Re: Q: http keepalives and time_wait sockets

Amos Jeffries <squid3@xxxxxxxxxxxxx> · Mon, 19 Apr 2010 23:58:02 +0000

On Mon, 19 Apr 2010 16:38:10 +0200, Gaetano Giunta
<giunta.gaetano@xxxxxxxxx> wrote:
> Amos Jeffries wrote:
>> Gaetano Giunta wrote:
>>> Q1: Reading the archives of this mailing list, I concluded that squid 
>>> does not support using keep-alive in connections to source servers.
>>>
>>> I assume that setting keep-alive On on an Apache source server cached 
>>> by squid would thus be harmless: since squid does not do keepalives, 
>>> the connections would be terminated immediately - Apache would waste 
>>> time keeping processes busy waiting on sockets after squid terminated 
>>> its http/1.0 request.
>>>
>>> The advantage being that is the same apache server serves some other 
>>> site beside the one cached by squid, or if squid is disabled 
>>> temporarily, keepalives will be automatically in effect.
>>>
>>> Is this correct? Are there any advantages/drawbacks that are escaping 
>>> me?
>>
>> The conclusion that Squid does not support keepalive is incorrect. 
>> Note the default config setting.
>> http://www.squid-cache.org/Doc/config/server_persistent_connections/
>>
> Sorry, I must have confused it with HTTP 1.1 (I was not fully aware of 
> HTTP 1.0 keep alives).
> 
> One more question about keepalives is then the following: is a keepalive

> connection to the origin server only used for a single client, or can it

> be used for requests coming from many different clients?
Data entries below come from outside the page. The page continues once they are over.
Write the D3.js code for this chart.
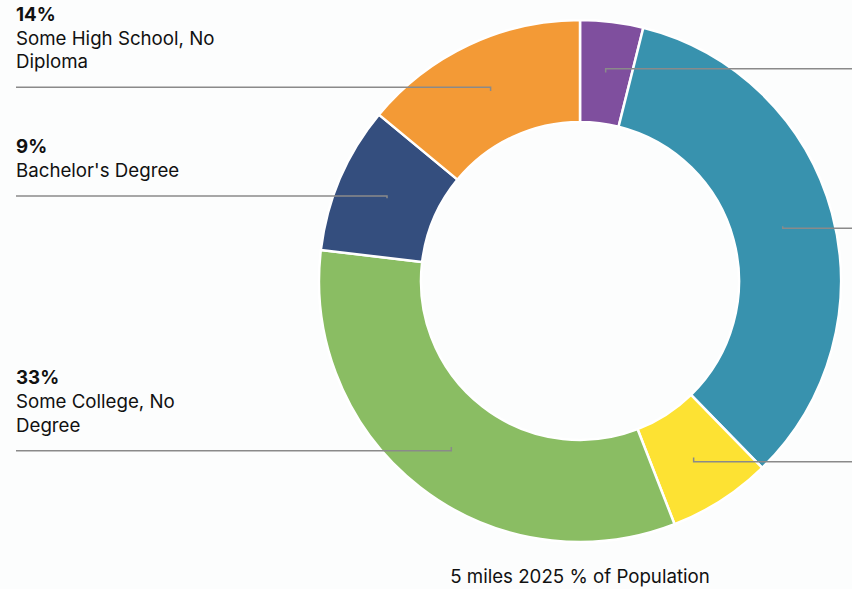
<!DOCTYPE html>
<html>
<head>
<meta charset="utf-8">
<script src="https://cdn.jsdelivr.net/npm/d3@7"></script>
<style>
  html, body { margin: 0; padding: 0; background: #fcfdfd; }
  svg { display: block; font-family: Inter, "Noto Sans", sans-serif; }
</style>
</head>
<body>
<svg id="chart" width="852" height="589"></svg>
<script>
// ---- data ----
const categories = ["Graduate Degree", "High School Graduate", "Associate Degree",
                    "Some College, No Degree", "Bachelor's Degree", "Some High School, No Diploma"];
const values = [3.9, 33.8, 6.4, 32.8, 9.1, 14.0];
const colors = ["#7f4f9e", "#3892ae", "#fde233", "#8abd63", "#344e7e", "#f39a36"];
const caption = "5 miles 2025 % of Population";

// ---- layout ----
const W = 852, H = 589;
const cx = 580, cy = 281, rOuter = 261, rInner = 159, rAnchor = 210;
const labelLineY = [68.7, 228.3, 461.7, 450.7, 196, 87.3]; // leader line heights
const leftX = 16, rightX = 852, wrapWidth = 212, lineH = 23.7, fontSize = 18.7;

const svg = d3.select("#chart");
const g = svg.append("g").attr("transform", `translate(${cx},${cy})`);

const data = categories.map((c, i) => ({ name: c, value: values[i], color: colors[i], ly: labelLineY[i] }));

const pie = d3.pie().value(d => d.value).sort(null);
const arcs = pie(data);
const arc = d3.arc().innerRadius(rInner).outerRadius(rOuter);
const anchorArc = d3.arc().innerRadius(rAnchor).outerRadius(rAnchor);

g.selectAll("path.slice").data(arcs).join("path")
  .attr("class", "slice")
  .attr("d", arc)
  .attr("fill", d => d.data.color)
  .attr("stroke", "#ffffff")
  .attr("stroke-width", 2.5)
  .attr("stroke-linejoin", "round");

// leader lines
arcs.forEach(a => {
  const [ax, ay] = anchorArc.centroid(a);
  const mid = (a.startAngle + a.endAngle) / 2;
  const isLeft = mid > Math.PI;
  const px = cx + ax, py = cy + ay;
  const edge = isLeft ? leftX : rightX;
  svg.append("polyline")
    .attr("points", `${px},${py} ${px},${a.data.ly} ${edge},${a.data.ly}`)
    .attr("fill", "none")
    .attr("stroke", "#8a8a8a")
    .attr("stroke-width", 1.5);

  if (isLeft) {
    // wrap name
    const words = a.data.name.split(" ");
    const tmp = svg.append("text").attr("font-size", fontSize);
    const lines = [];
    let cur = "";
    words.forEach(w => {
      const test = cur ? cur + " " + w : w;
      tmp.text(test);
      if (tmp.node().getComputedTextLength() > wrapWidth && cur) {
        lines.push(cur); cur = w;
      } else cur = test;
    });
    if (cur) lines.push(cur);
    tmp.remove();
    const lastBase = a.data.ly - 19;
    const firstBase = lastBase - lineH * lines.length;
    const t = svg.append("text").attr("x", leftX).attr("font-size", fontSize).attr("fill", "#111");
    t.append("tspan").attr("x", leftX).attr("y", firstBase)
      .attr("font-weight", 700).text(Math.round(a.data.value) + "%");
    lines.forEach((l, i) => {
      t.append("tspan").attr("x", leftX).attr("y", firstBase + lineH * (i + 1)).text(l);
    });
  }
});

svg.append("text")
  .attr("x", 580).attr("y", 583)
  .attr("text-anchor", "middle")
  .attr("font-size", fontSize)
  .attr("fill", "#111")
  .text(caption);
</script>
</body>
</html>
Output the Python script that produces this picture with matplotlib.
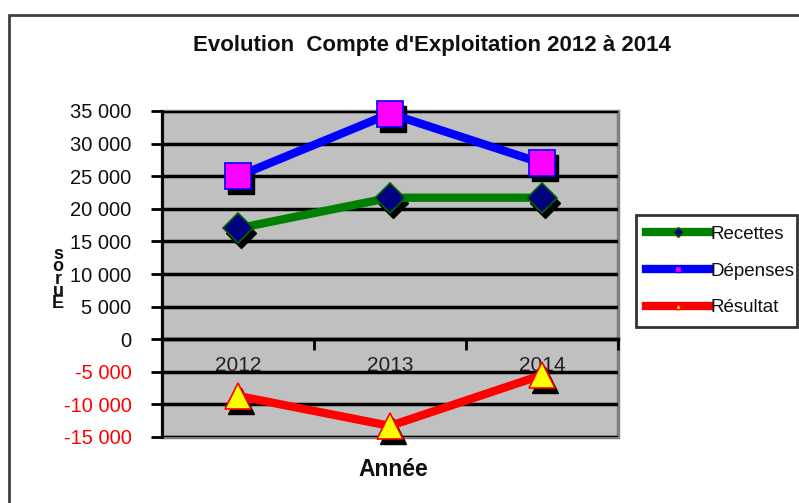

In general Squid just pools the server pconn and reuses for any requests
to that domain name (to cope with virtual hosting). Squid-2 ties the client
IP address and does something I don't quite follow completely. recent
Squid-3 does that only when NTLM or Kerberos is needs the connection to be
pinned (older 3.0 did something similar to 2.x but broken).

> If the former, is the keeplaive connection to the origin server kept 
> open as long as the one with the client is?

In the general case. Longer. Only closed when too many FD are in use, if
the server closes the connection, if the pconn_timeout is configured and
occurs, or if Squid is restarted/reconfigured.

> In short: is there a recommendation about setting the keepalivetimeout /

> maxkeepaliverequests parameters for a high traffic apache server proxied

> by squid, where the squid cache hit rate is about 80%?

I don't have any opinion on that.

> If the average webpage contains eg. 50 objects, with such a cache hit 
> rate a client requesting them all with keepalive would on average 
> generate requests for 10 objects to the origin server - but the requests

> could be 'sparse' in time, for the client would spend some time in 
> between requesting/receiveing the objects that squid has in cache...

Yes. Benefit depends on your load and traffic profile.
There is little harm in holding a few server FD open and idle if it
prevents many re-connects.

> 
>> Also, HTTP/1.0 protocol assumes that keepalive is off unless 
>> explicitly stated as provided. Thus Apache receiving HTTP/1.0 request 
>> without keepalive permitted will result in the Apache will terminate 
>> the connection or send back a reply explicitly requesting the proxy to 
>> do keepalive.
>>
>> When Squid closes any connection the far-end always receives a FIN or 
>> RST TCP message. They are not left hanging waiting for data.
>>
>>>
>>> Q2: Using squid as reverse proxy, I have seen that a lot of sockets 
>>> (200 to 300) are always listed on the origin server, coming from the 
>>> squid server, in TIME_WAIT status.
>>> Using netstat on the squid server itself at the same time, I see 
>>> about 10 open sockets, none of which in TIME_WAIT.
>>> Is this normal? Is it a sign of some misconfiguration? (note: there 
>>> is probably a firewall currently sitting between the two servers). 
>>> Can it be related somehow to keepalives?
>>
>> Maybe yes, maybe no. More likely related to unknown-length objects 
>> with the server closing the connection after each send to signal 
>> end-of-object.
> Interesting.
> I suppose that files (images/css/js) always have a known length, that 
> would leave only requests for dynamically generated objects as possible 
> cause (or responses without bodies?).

Normally yes. IMO unknown-length is a sign of breakage somewhere on most
websites, even dynamic ones. Particularly with template driven dynamic
sites, where the entire size and last-modified of every component is known
before the body starts being sent.

Amos